*INSTRUCTION*: Transcribe the listing that follows in full, omitting pictures.

###

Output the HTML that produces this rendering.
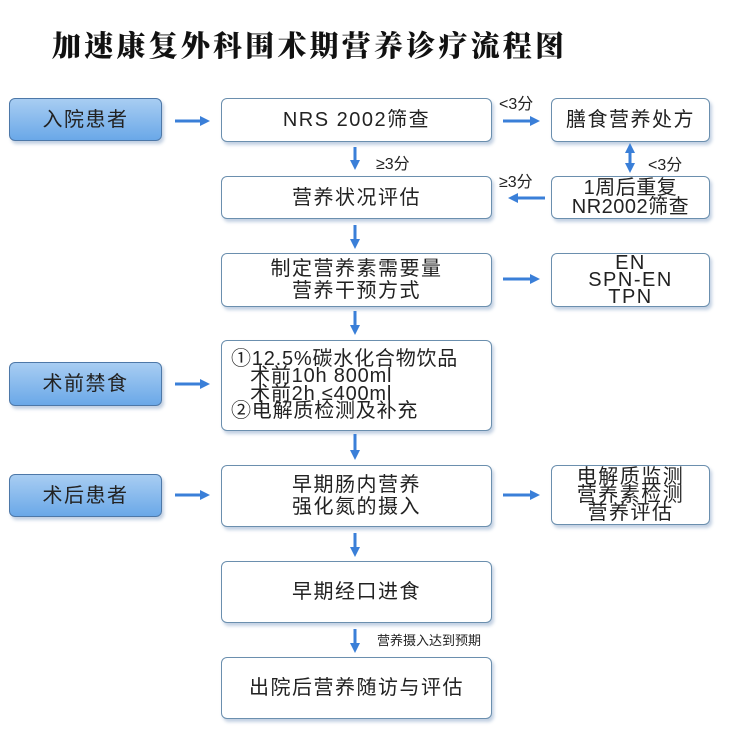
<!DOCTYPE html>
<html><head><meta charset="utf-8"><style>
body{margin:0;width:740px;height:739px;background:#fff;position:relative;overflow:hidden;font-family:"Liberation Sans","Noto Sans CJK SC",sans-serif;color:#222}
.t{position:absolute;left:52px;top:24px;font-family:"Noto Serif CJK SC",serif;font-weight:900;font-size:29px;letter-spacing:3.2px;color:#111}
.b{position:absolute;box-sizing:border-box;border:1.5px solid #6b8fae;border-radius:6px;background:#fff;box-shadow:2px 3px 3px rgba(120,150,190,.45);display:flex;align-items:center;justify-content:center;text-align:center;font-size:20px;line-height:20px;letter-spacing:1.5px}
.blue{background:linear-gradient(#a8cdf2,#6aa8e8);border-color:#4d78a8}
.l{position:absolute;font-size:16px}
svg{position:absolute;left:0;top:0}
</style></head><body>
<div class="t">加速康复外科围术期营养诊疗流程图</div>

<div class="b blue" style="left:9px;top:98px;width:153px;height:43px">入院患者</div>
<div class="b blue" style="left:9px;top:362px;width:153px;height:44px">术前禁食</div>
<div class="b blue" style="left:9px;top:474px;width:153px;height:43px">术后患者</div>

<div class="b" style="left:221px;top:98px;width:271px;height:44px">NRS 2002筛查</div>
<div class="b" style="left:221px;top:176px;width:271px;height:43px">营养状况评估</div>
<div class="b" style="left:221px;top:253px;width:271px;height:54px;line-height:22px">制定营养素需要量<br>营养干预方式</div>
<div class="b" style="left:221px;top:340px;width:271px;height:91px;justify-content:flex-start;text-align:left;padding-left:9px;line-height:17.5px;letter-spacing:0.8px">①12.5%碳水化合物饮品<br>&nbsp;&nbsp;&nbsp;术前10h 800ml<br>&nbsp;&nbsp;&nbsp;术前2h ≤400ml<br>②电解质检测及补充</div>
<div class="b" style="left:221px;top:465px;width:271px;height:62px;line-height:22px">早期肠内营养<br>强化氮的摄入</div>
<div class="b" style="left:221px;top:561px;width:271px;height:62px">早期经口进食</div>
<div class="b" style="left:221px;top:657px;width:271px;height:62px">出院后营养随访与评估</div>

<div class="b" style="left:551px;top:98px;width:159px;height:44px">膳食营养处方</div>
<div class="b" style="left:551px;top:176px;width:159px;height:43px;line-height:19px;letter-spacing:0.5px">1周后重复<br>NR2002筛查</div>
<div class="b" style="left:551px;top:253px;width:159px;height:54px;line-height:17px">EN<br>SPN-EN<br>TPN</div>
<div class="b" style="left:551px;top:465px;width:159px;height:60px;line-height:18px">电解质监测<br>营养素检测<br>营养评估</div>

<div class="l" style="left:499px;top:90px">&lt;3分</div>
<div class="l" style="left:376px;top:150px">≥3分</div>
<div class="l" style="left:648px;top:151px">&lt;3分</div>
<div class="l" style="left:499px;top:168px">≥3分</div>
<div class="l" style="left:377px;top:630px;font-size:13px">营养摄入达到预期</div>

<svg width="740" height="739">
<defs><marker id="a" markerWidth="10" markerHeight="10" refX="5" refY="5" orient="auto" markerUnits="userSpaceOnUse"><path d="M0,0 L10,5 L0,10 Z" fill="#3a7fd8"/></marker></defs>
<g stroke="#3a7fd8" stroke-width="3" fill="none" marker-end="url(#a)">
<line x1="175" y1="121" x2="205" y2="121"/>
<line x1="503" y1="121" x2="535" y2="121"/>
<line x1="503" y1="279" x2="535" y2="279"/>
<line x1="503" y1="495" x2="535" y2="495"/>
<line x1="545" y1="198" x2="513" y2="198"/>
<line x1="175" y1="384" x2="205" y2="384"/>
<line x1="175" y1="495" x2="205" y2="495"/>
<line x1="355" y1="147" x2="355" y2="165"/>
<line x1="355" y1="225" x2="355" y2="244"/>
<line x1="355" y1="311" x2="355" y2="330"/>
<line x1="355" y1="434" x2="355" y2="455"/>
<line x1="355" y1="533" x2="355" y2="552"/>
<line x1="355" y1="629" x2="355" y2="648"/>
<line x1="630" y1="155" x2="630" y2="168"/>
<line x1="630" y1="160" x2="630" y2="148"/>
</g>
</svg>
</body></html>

###

*FULL RESPONSE*:
Output the HTML that produces this rendering.
<!DOCTYPE html>
<html><head><meta charset="utf-8"><style>
body{margin:0;width:740px;height:739px;background:#fff;position:relative;overflow:hidden;font-family:"Liberation Sans","Noto Sans CJK SC",sans-serif;color:#222}
.t{position:absolute;left:52px;top:24px;font-family:"Noto Serif CJK SC",serif;font-weight:900;font-size:29px;letter-spacing:3.2px;color:#111}
.b{position:absolute;box-sizing:border-box;border:1.5px solid #6b8fae;border-radius:6px;background:#fff;box-shadow:2px 3px 3px rgba(120,150,190,.45);display:flex;align-items:center;justify-content:center;text-align:center;font-size:20px;line-height:20px;letter-spacing:1.5px}
.blue{background:linear-gradient(#a8cdf2,#6aa8e8);border-color:#4d78a8}
.l{position:absolute;font-size:16px}
svg{position:absolute;left:0;top:0}
</style></head><body>
<div class="t">加速康复外科围术期营养诊疗流程图</div>

<div class="b blue" style="left:9px;top:98px;width:153px;height:43px">入院患者</div>
<div class="b blue" style="left:9px;top:362px;width:153px;height:44px">术前禁食</div>
<div class="b blue" style="left:9px;top:474px;width:153px;height:43px">术后患者</div>

<div class="b" style="left:221px;top:98px;width:271px;height:44px">NRS 2002筛查</div>
<div class="b" style="left:221px;top:176px;width:271px;height:43px">营养状况评估</div>
<div class="b" style="left:221px;top:253px;width:271px;height:54px;line-height:22px">制定营养素需要量<br>营养干预方式</div>
<div class="b" style="left:221px;top:340px;width:271px;height:91px;justify-content:flex-start;text-align:left;padding-left:9px;line-height:17.5px;letter-spacing:0.8px">①12.5%碳水化合物饮品<br>&nbsp;&nbsp;&nbsp;术前10h 800ml<br>&nbsp;&nbsp;&nbsp;术前2h ≤400ml<br>②电解质检测及补充</div>
<div class="b" style="left:221px;top:465px;width:271px;height:62px;line-height:22px">早期肠内营养<br>强化氮的摄入</div>
<div class="b" style="left:221px;top:561px;width:271px;height:62px">早期经口进食</div>
<div class="b" style="left:221px;top:657px;width:271px;height:62px">出院后营养随访与评估</div>

<div class="b" style="left:551px;top:98px;width:159px;height:44px">膳食营养处方</div>
<div class="b" style="left:551px;top:176px;width:159px;height:43px;line-height:19px;letter-spacing:0.5px">1周后重复<br>NR2002筛查</div>
<div class="b" style="left:551px;top:253px;width:159px;height:54px;line-height:17px">EN<br>SPN-EN<br>TPN</div>
<div class="b" style="left:551px;top:465px;width:159px;height:60px;line-height:18px">电解质监测<br>营养素检测<br>营养评估</div>

<div class="l" style="left:499px;top:90px">&lt;3分</div>
<div class="l" style="left:376px;top:150px">≥3分</div>
<div class="l" style="left:648px;top:151px">&lt;3分</div>
<div class="l" style="left:499px;top:168px">≥3分</div>
<div class="l" style="left:377px;top:630px;font-size:13px">营养摄入达到预期</div>

<svg width="740" height="739">
<defs><marker id="a" markerWidth="10" markerHeight="10" refX="5" refY="5" orient="auto" markerUnits="userSpaceOnUse"><path d="M0,0 L10,5 L0,10 Z" fill="#3a7fd8"/></marker></defs>
<g stroke="#3a7fd8" stroke-width="3" fill="none" marker-end="url(#a)">
<line x1="175" y1="121" x2="205" y2="121"/>
<line x1="503" y1="121" x2="535" y2="121"/>
<line x1="503" y1="279" x2="535" y2="279"/>
<line x1="503" y1="495" x2="535" y2="495"/>
<line x1="545" y1="198" x2="513" y2="198"/>
<line x1="175" y1="384" x2="205" y2="384"/>
<line x1="175" y1="495" x2="205" y2="495"/>
<line x1="355" y1="147" x2="355" y2="165"/>
<line x1="355" y1="225" x2="355" y2="244"/>
<line x1="355" y1="311" x2="355" y2="330"/>
<line x1="355" y1="434" x2="355" y2="455"/>
<line x1="355" y1="533" x2="355" y2="552"/>
<line x1="355" y1="629" x2="355" y2="648"/>
<line x1="630" y1="155" x2="630" y2="168"/>
<line x1="630" y1="160" x2="630" y2="148"/>
</g>
</svg>
</body></html>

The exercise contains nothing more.